Do this:
Begin with the first line and repeat exactly through the line containing "const TEXT = '#595959'"; leave every image out.

Recorded data:
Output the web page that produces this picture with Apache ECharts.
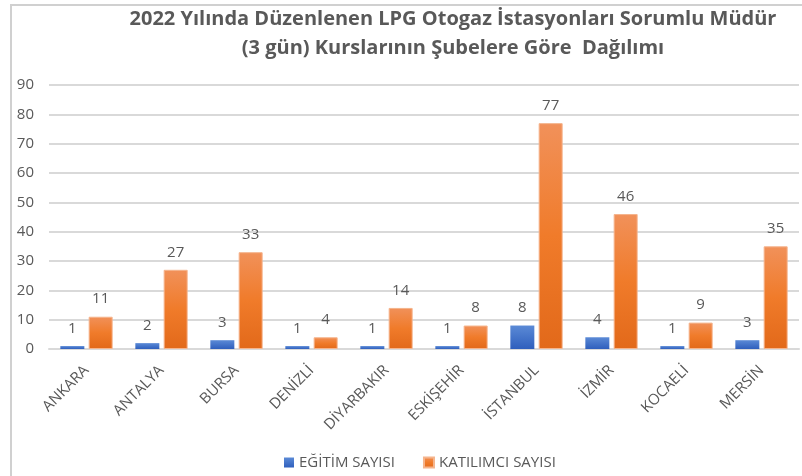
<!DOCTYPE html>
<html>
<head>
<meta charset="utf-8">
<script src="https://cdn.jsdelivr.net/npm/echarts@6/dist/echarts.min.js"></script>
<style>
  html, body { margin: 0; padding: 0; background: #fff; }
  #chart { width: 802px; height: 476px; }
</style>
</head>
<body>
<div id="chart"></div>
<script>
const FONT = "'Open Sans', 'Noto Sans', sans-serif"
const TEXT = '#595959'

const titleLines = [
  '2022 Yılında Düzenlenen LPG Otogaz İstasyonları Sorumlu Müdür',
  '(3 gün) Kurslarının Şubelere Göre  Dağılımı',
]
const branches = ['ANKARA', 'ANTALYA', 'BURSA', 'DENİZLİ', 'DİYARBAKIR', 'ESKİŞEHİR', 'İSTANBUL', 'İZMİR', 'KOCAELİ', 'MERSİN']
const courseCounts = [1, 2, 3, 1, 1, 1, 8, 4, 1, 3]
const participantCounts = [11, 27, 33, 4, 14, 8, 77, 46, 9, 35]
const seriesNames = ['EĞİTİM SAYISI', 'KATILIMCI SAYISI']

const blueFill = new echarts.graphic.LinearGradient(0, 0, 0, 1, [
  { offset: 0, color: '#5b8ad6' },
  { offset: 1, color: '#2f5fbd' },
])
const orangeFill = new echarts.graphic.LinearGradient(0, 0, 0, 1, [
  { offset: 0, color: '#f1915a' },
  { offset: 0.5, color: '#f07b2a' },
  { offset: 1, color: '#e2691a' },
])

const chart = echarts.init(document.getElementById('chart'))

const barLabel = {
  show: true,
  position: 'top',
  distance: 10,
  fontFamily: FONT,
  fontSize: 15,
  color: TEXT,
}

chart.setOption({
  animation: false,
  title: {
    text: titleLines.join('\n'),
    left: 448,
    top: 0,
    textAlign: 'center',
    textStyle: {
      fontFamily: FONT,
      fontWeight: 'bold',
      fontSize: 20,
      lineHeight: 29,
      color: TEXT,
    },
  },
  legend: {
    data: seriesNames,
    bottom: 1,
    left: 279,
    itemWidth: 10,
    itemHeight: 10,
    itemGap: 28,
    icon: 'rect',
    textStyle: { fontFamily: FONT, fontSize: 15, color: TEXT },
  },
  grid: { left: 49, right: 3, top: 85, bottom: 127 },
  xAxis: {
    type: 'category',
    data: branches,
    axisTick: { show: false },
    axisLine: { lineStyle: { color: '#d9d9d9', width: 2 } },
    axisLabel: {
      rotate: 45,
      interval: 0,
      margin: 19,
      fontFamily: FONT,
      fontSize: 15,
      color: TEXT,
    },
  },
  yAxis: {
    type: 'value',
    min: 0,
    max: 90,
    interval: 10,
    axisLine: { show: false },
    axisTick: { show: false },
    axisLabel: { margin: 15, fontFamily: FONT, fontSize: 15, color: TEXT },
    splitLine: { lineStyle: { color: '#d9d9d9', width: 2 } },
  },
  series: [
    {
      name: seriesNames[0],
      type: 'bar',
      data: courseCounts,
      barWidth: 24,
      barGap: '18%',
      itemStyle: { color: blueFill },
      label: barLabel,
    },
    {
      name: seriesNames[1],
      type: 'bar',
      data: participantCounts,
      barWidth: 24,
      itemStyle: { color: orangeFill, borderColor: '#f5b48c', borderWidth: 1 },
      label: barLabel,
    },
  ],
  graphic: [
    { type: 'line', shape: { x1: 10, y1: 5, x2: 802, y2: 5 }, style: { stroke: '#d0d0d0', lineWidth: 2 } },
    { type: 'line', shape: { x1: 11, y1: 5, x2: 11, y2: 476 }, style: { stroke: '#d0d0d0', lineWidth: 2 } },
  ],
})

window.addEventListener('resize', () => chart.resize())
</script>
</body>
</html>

Task answer:
Output the web page that produces this picture with Apache ECharts.
<!DOCTYPE html>
<html>
<head>
<meta charset="utf-8">
<script src="https://cdn.jsdelivr.net/npm/echarts@6/dist/echarts.min.js"></script>
<style>
  html, body { margin: 0; padding: 0; background: #fff; }
  #chart { width: 802px; height: 476px; }
</style>
</head>
<body>
<div id="chart"></div>
<script>
const FONT = "'Open Sans', 'Noto Sans', sans-serif"
const TEXT = '#595959'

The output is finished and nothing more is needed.